**Material:**

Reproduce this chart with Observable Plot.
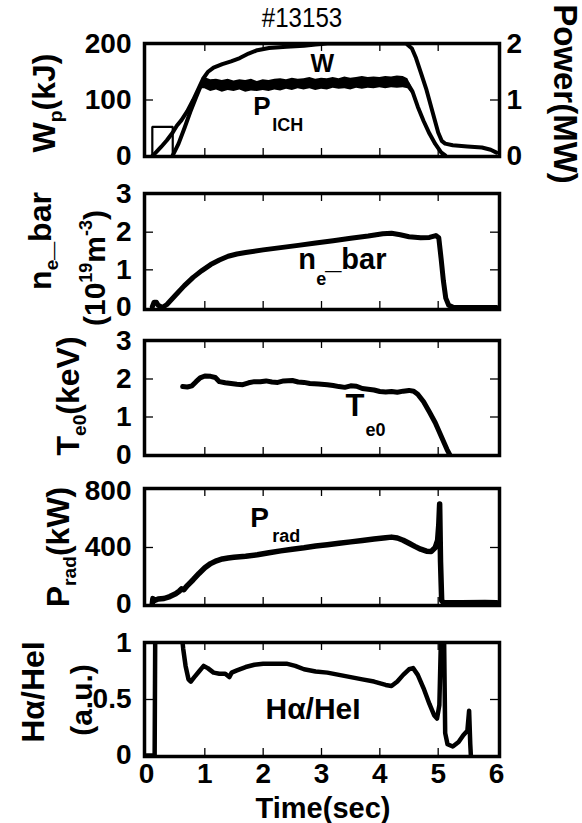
<!DOCTYPE html>
<html><head><meta charset="utf-8">
<script src="https://cdn.jsdelivr.net/npm/d3@7"></script>
<script src="https://cdn.jsdelivr.net/npm/@observablehq/plot@0.6"></script>
<style>
body{margin:0;background:#fff;}
#fig{position:relative;width:582px;height:823px;overflow:hidden;font-family:"Liberation Sans",Arial,sans-serif;color:#000;background:#fff;}
#fig svg{position:absolute;left:0;}
.lab{position:absolute;white-space:nowrap;font-weight:bold;line-height:1;}
.lab sub{font-size:0.6em;vertical-align:-0.35em;line-height:0;}
.lab sup{font-size:0.6em;vertical-align:0.7em;line-height:0;}
</style></head><body><div id="fig"></div>
<script>
// ---------- data (time in s) ----------
const xTickValues = [1, 2, 3, 4, 5];
const xTickLabels = [0, 1, 2, 3, 4, 5, 6];

// Panel 1: stored energy W (kJ)
const wpTime = [0.1,0.15,0.25,0.35,0.45,0.52,0.6,0.7,0.8,0.9,0.97,1.05,1.15,1.3,1.45,1.6,1.75,1.9,2.1,2.4,2.7,2.9,3.1,3.5,4.0,4.45,4.55,4.62,4.7,4.8,4.9,5.0,5.06,5.12,5.25,5.5,5.75,5.9,6.0];
const wpKJ   = [0,5,16,28,42,54,64,80,100,122,138,150,158,164,169,175,183,189,193,195,197,199,201,201,201,201,192,175,150,118,80,42,27,22,19,17,15,11,6];
// Panel 1: ICH power (MW), noisy band low/high envelope
const ichTime = [0.45,0.55,0.65,0.75,0.85,0.93,
  1.0,1.1,1.2,1.3,1.4,1.5,1.6,1.7,1.8,1.9,2.0,2.1,2.2,2.3,2.4,2.5,2.6,2.7,2.8,2.9,3.0,3.1,3.2,3.3,3.4,3.5,3.6,3.7,3.8,3.9,4.0,4.1,4.2,4.3,4.4,
  4.48,4.56,4.65,4.75,4.85,4.95,5.05,5.12];
const ichLow = [0,0.2,0.47,0.76,1.02,1.2,
  1.2,1.15,1.18,1.14,1.17,1.15,1.18,1.14,1.16,1.15,1.17,1.15,1.18,1.16,1.19,1.17,1.2,1.18,1.2,1.17,1.19,1.18,1.21,1.19,1.2,1.18,1.21,1.19,1.21,1.2,1.22,1.2,1.22,1.21,1.22,
  1.2,1.1,0.84,0.59,0.37,0.19,0.04,0];
const ichHigh = [0.02,0.24,0.52,0.81,1.08,1.3,
  1.4,1.36,1.37,1.35,1.37,1.34,1.36,1.35,1.37,1.33,1.36,1.35,1.37,1.38,1.36,1.39,1.37,1.38,1.4,1.37,1.39,1.38,1.4,1.38,1.41,1.39,1.4,1.42,1.4,1.41,1.4,1.42,1.41,1.43,1.42,
  1.38,1.2,0.92,0.66,0.43,0.24,0.09,0.02];
// Panel 1: early square pulse (MW)
const pulseTime = [0.1,0.1,0.45,0.45];
const pulseMW   = [0,0.52,0.52,0];

// Panel 2: line-averaged density (1e19 m^-3)
const neTime = [0.1,0.13,0.17,0.2,0.27,0.35,0.5,0.65,0.8,0.95,1.1,1.25,1.4,1.55,1.7,2.0,2.3,2.6,2.9,3.2,3.5,3.8,4.05,4.2,4.35,4.5,4.7,4.85,4.96,5.01,5.05,5.09,5.13,5.18,5.25,5.5,6.0];
const neVal  = [0.02,0.14,0.14,0.06,0.0,0.08,0.33,0.58,0.8,0.98,1.14,1.26,1.36,1.42,1.46,1.53,1.59,1.65,1.71,1.77,1.84,1.9,1.96,1.97,1.93,1.88,1.85,1.86,1.91,1.85,1.3,0.7,0.25,0.06,0.01,0,0];

// Panel 3: central electron temperature (keV)
const teTime = [0.62,0.7,0.78,0.85,0.92,1.0,1.1,1.18,1.25,1.35,1.45,1.55,1.65,1.75,1.85,1.95,2.05,2.15,2.25,2.35,2.5,2.6,2.7,2.8,2.95,3.1,3.2,3.3,3.4,3.5,3.6,3.7,3.8,3.9,4.0,4.1,4.2,4.3,4.4,4.5,4.58,4.65,4.75,4.85,4.95,5.05,5.15,5.2];
const teKeV  = [1.8,1.79,1.82,1.93,2.03,2.08,2.07,2.04,1.93,1.9,1.88,1.86,1.85,1.9,1.93,1.93,1.95,1.92,1.91,1.95,1.96,1.92,1.91,1.88,1.87,1.85,1.83,1.8,1.78,1.82,1.81,1.75,1.73,1.71,1.67,1.66,1.67,1.65,1.68,1.7,1.68,1.6,1.4,1.13,0.85,0.5,0.15,0];

// Panel 4: radiated power (kW)
const prTime = [0.1,0.11,0.14,0.2,0.3,0.4,0.5,0.56,0.6,0.64,0.7,0.8,0.9,1.0,1.1,1.2,1.3,1.4,1.5,1.7,1.9,2.1,2.3,2.5,2.7,2.9,3.1,3.3,3.5,3.7,3.9,4.1,4.2,4.3,4.4,4.5,4.6,4.7,4.8,4.88,4.95,4.99,5.01,5.025,5.04,5.06,5.1,5.4,5.8,6.0];
const prKW   = [0,35,22,32,36,50,70,88,105,98,128,170,215,255,285,305,318,325,330,338,348,362,376,388,398,410,420,430,440,450,460,470,474,468,452,430,408,388,374,372,400,450,560,710,300,20,5,5,8,5];

// Panel 5: H-alpha / HeI ratio (a.u.)
const haTime = [0,0.14,0.15,0.6,0.63,0.67,0.72,0.76,0.82,0.9,0.98,1.05,1.15,1.25,1.35,1.42,1.46,1.55,1.7,1.85,2.0,2.2,2.4,2.55,2.7,2.9,3.1,3.3,3.5,3.7,3.9,4.1,4.2,4.3,4.4,4.5,4.57,4.65,4.75,4.85,4.93,4.98,5.02,5.05,5.1,5.12,5.16,5.25,5.35,5.43,5.5,5.53,5.55,5.56];
const haVal  = [0,0,1.1,1.1,0.95,0.8,0.68,0.66,0.7,0.75,0.8,0.78,0.74,0.73,0.73,0.7,0.74,0.76,0.79,0.81,0.82,0.82,0.82,0.8,0.77,0.75,0.74,0.72,0.7,0.68,0.66,0.63,0.62,0.66,0.72,0.77,0.78,0.72,0.6,0.46,0.36,0.33,0.45,1.1,1.1,0.2,0.1,0.08,0.12,0.18,0.22,0.4,0.1,0];

// y tick values
const wTicks = [0, 100, 200];
const mwTicks = [0, 1, 2];
const neTicks = [0, 1, 2, 3];
const teTicks = [0, 1, 2, 3];
const prTicks = [0, 400, 800];
const haTicks = [0, 0.5, 1];

// ---------- helpers ----------
const pts = (t, v) => t.map((x, i) => ({t: x, v: v[i]}));
const fig = document.getElementById("fig");
const FW = 582, ML = 144, MR = 83, PW = FW - ML - MR;
const X_DOMAIN = [-0.034, 6.051];
const FONT = "'Liberation Sans', Arial, Helvetica, sans-serif";
const fmt = d => String(d);

function panel({top, bottom, yDomain, marks, mt = 24, mb = 24, xAxis = false}) {
  const h = bottom - top;
  const svg = Plot.plot({
    width: FW, height: h + mt + mb,
    marginTop: mt, marginBottom: mb, marginLeft: ML, marginRight: MR,
    style: {background: "transparent", fontFamily: FONT, fontSize: "28px", fontWeight: "bold", color: "black", overflow: "visible"},
    x: xAxis ? {domain: X_DOMAIN} : {domain: X_DOMAIN, axis: null},
    y: {domain: yDomain},
    marks
  });
  svg.style.position = "absolute";
  svg.style.top = (top - mt) + "px";
  svg.style.left = "0px";
  fig.appendChild(svg);
}
function edgeTicks(h, yVals, left = true, right = true) {
  const m = [
    Plot.tickX(xTickValues, {x: d => d, insetTop: h - 8, strokeWidth: 1.3}),
    Plot.tickX(xTickValues, {x: d => d, insetBottom: h - 8, strokeWidth: 1.3})
  ];
  if (left) m.push(Plot.tickY(yVals, {y: d => d, insetRight: PW - 9, strokeWidth: 1.3}));
  if (right) m.push(Plot.tickY(yVals, {y: d => d, insetLeft: PW - 9, strokeWidth: 1.3}));
  return m;
}
const leftAxis = (vals) => Plot.axisY(vals, {anchor: "left", tickSize: 0, tickPadding: 13, label: null, tickFormat: fmt});
const inner = (txt, x, y, size, extra = {}) => Plot.text([txt], {x, y, text: d => d, textAnchor: "start", fontSize: size, fontWeight: "bold", ...extra});

// ---------- Panel 1 (W, kJ) ----------
panel({top: 43, bottom: 156, yDomain: [-1, 201], marks: [
  Plot.line(pts(wpTime, wpKJ), {x: "t", y: "v", strokeWidth: 4, clip: true}),
  inner("W", 2.81, 165, 25),
  ...edgeTicks(113, [100], true, false),
  leftAxis(wTicks),
  Plot.frame({strokeWidth: 3.5})
]});
// Panel 1 overlay (P_ICH, MW, right axis)
panel({top: 43, bottom: 156, yDomain: [-0.01, 2.01], marks: [
  Plot.areaY(ichTime.map((t, i) => ({t, lo: ichLow[i], hi: ichHigh[i]})), {x: "t", y1: "lo", y2: "hi", fill: "black", clip: true}),
  Plot.line(ichTime.map((t, i) => ({t, v: (ichLow[i] + ichHigh[i]) / 2})), {x: "t", y: "v", strokeWidth: 4, clip: true}),
  Plot.line(pts(pulseTime, pulseMW), {x: "t", y: "v", strokeWidth: 2.2, strokeLinejoin: "miter", clip: true}),
  inner("P", 1.83, 0.88, 26),
  inner("ICH", 1.83, 0.88, 18, {dx: 19, dy: 19}),
  Plot.tickY([1], {y: d => d, insetLeft: PW - 9, strokeWidth: 1.3}),
  Plot.axisY(mwTicks, {anchor: "right", tickSize: 0, tickPadding: 7, label: null, tickFormat: fmt})
]});

// ---------- Panel 2 (n_e bar) ----------
panel({top: 193, bottom: 309, yDomain: [-0.053, 3.027], marks: [
  Plot.line(pts(neTime, neVal), {x: "t", y: "v", strokeWidth: 5, clip: true}),
  inner("n", 2.6, 1.27, 29),
  inner("e", 2.6, 1.27, 18, {dx: 18, dy: 20}),
  inner("_bar", 2.6, 1.27, 29, {dx: 27}),
  ...edgeTicks(116, [1, 2]),
  leftAxis(neTicks),
  Plot.frame({strokeWidth: 3.5})
]});

// ---------- Panel 3 (T_e0) ----------
panel({top: 340, bottom: 455, yDomain: [-0.013, 3.013], marks: [
  Plot.line(pts(teTime, teKeV), {x: "t", y: "v", strokeWidth: 5, clip: true}),
  inner("T", 3.41, 1.29, 31),
  inner("e0", 3.41, 1.29, 18, {dx: 20, dy: 24}),
  ...edgeTicks(115, [1, 2]),
  leftAxis(teTicks),
  Plot.frame({strokeWidth: 3.5})
]});

// ---------- Panel 4 (P_rad) ----------
panel({top: 488, bottom: 605, yDomain: [-14, 821], marks: [
  Plot.line(pts(prTime, prKW), {x: "t", y: "v", strokeWidth: 5.5, clip: true}),
  inner("P", 1.78, 607, 28),
  inner("rad", 1.78, 607, 18, {dx: 22, dy: 18}),
  ...edgeTicks(117, [400]),
  leftAxis(prTicks),
  Plot.frame({strokeWidth: 3.5})
]});

// ---------- Panel 5 (H-alpha / HeI) ----------
panel({top: 642, bottom: 756, yDomain: [-0.009, 1.009], mb: 40, xAxis: true, marks: [
  Plot.line(pts(haTime, haVal), {x: "t", y: "v", strokeWidth: 4.5, clip: true}),
  inner("H\u03b1/HeI", 2.04, 0.416, 30),
  ...edgeTicks(114, [0.5]),
  leftAxis(haTicks),
  Plot.axisX(xTickLabels, {anchor: "bottom", tickSize: 0, tickPadding: 7, label: null, tickFormat: fmt}),
  Plot.frame({strokeWidth: 3.5})
]});

// ---------- HTML titles ----------
function label(html, cx, cy, size, rot = -90, weight = "bold", sx = 1) {
  const d = document.createElement("div");
  d.className = "lab";
  d.innerHTML = html;
  d.style.left = cx + "px";
  d.style.top = cy + "px";
  d.style.fontSize = size + "px";
  d.style.fontWeight = weight;
  d.style.transform = `translate(-50%,-50%) rotate(${rot}deg) scaleX(${sx})`;
  fig.appendChild(d);
}
label("#13153", 302, 18, 28, 0, "normal", 0.86);
label("W<sub>p</sub>(kJ)", 44, 103, 32);
label("Power(MW)", 565, 94, 33, 90);
label("n<sub>e</sub>_bar", 40, 241, 32);
label("(10<sup>19</sup>m<sup>-3</sup>)", 95, 268, 30);
label("T<sub>e0</sub>(keV)", 68, 396, 32);
label("P<sub>rad</sub>(kW)", 58, 547, 32);
label("H\u03b1/HeI", 33, 692, 32);
label("(a.u.)", 82, 700, 30);
label("Time(sec)", 323, 808, 29, 0);
</script>
</body></html>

**What you are asked to do:** Starting at the top of the listing above, please restate word for word each line up to and including the one that holds "const xTickLabels = [0, 1, 2, 3, 4, 5, 6];", omitting every image.

**Complete answer:**
Reproduce this chart with Observable Plot.
<!DOCTYPE html>
<html><head><meta charset="utf-8">
<script src="https://cdn.jsdelivr.net/npm/d3@7"></script>
<script src="https://cdn.jsdelivr.net/npm/@observablehq/plot@0.6"></script>
<style>
body{margin:0;background:#fff;}
#fig{position:relative;width:582px;height:823px;overflow:hidden;font-family:"Liberation Sans",Arial,sans-serif;color:#000;background:#fff;}
#fig svg{position:absolute;left:0;}
.lab{position:absolute;white-space:nowrap;font-weight:bold;line-height:1;}
.lab sub{font-size:0.6em;vertical-align:-0.35em;line-height:0;}
.lab sup{font-size:0.6em;vertical-align:0.7em;line-height:0;}
</style></head><body><div id="fig"></div>
<script>
// ---------- data (time in s) ----------
const xTickValues = [1, 2, 3, 4, 5];
const xTickLabels = [0, 1, 2, 3, 4, 5, 6];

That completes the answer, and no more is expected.